This is coming on the heals of yesterday’s post: the woeful configuration table that has too many rows.

Any time you need to configure something you need to make sure that at the end of the day things are configured as they should be. When you have a table with well over 70,000 rows in it, the chance that all of them are correct quickly approach zero.

Let’s examine how things can grow out of hand like that.

First off, lets make a config table for product line for instance. Maybe the color scheme for each product.

Product Line Color
Vacuum Cleaners Blue
Computers Red
Radios Black
Phones Yellow
Camping Equipment Fuchsia
Tea Puce

This is all good and a normal, non-OCD, human can go in and manage this table just fine. It’s something that works. (Also imagine another 100 product lines in there. I’m lazy enough to not want to make something that big) Additionally let’s assume we have two or three more columns of configuration on each of these rows.

Now the business comes to you and says “this works fine except for customers coming from Apple really should be aquamarine.”

Now what?

Two solutions come to mind:

  • Make a special case in the code for Apple’s source (42 in this case)
  • Add a column to the table for source and multiply the number of rows (product lines) by the number of sources.

The first one sucks, the second one is is horrific. Lets go over each one in turn.

Adding a special case with an ID in code is bad. It makes something which is a database abstraction and moves a hidden dependency into the code itself. Now “42” is magic. (Even more magical than before) Just by looking at the configuration table you’d have no idea that Apple’s traffic is yellow. Moreover the code is now tied to the database as well; what if the test and production databases are different for some reason? Even worse the precedent has been set that this is the way to do this type of thing. The next novice coder that comes along will probably do nothing except copy it and make “105” just as magical later on. You can see this going down an slippery slope.

The second choice might seem like the better option at first glance but it’s evilness runs even deeper. We have a hundred product lines and a thousand sources. Now we have 100,000 rows in the configuration table. OMG! This might work in the short term when all we do is script out a change… but in the long term this will fall on its face even harder than the first option since this creates so many rows of data that you can’t maintain that many with any reliability.

Given just these two options, the first option is probably the better one. But it’s still pretty sucky.

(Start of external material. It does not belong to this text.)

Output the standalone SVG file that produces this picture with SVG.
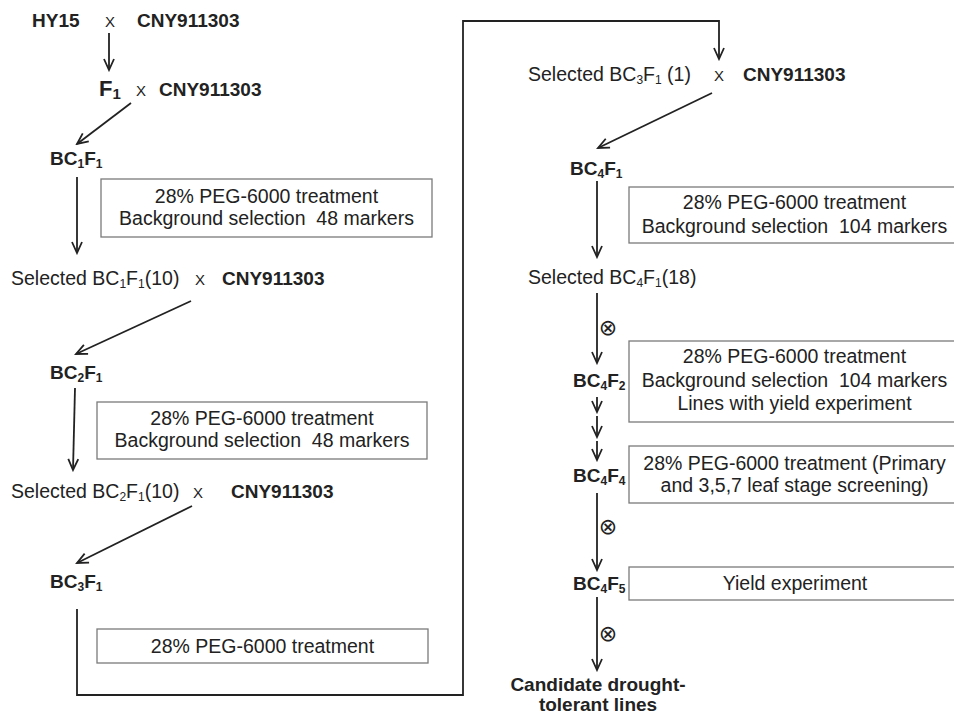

Really, what you want is some variety of decision system that won’t automate the process, but allow for the flexibility to come up with the right answers. The key is to make sure that you have the minimum amount of data to encode the required information. What you want is to make sure that you don’t store any more redundant data than is absolutely necessary.

Not having a system like that, I’d make my own language to support it in some way.

Based on this if I didn’t have the luxury of a decision system or to make something myself I’d hold my nose and do number one. Sucks, eh?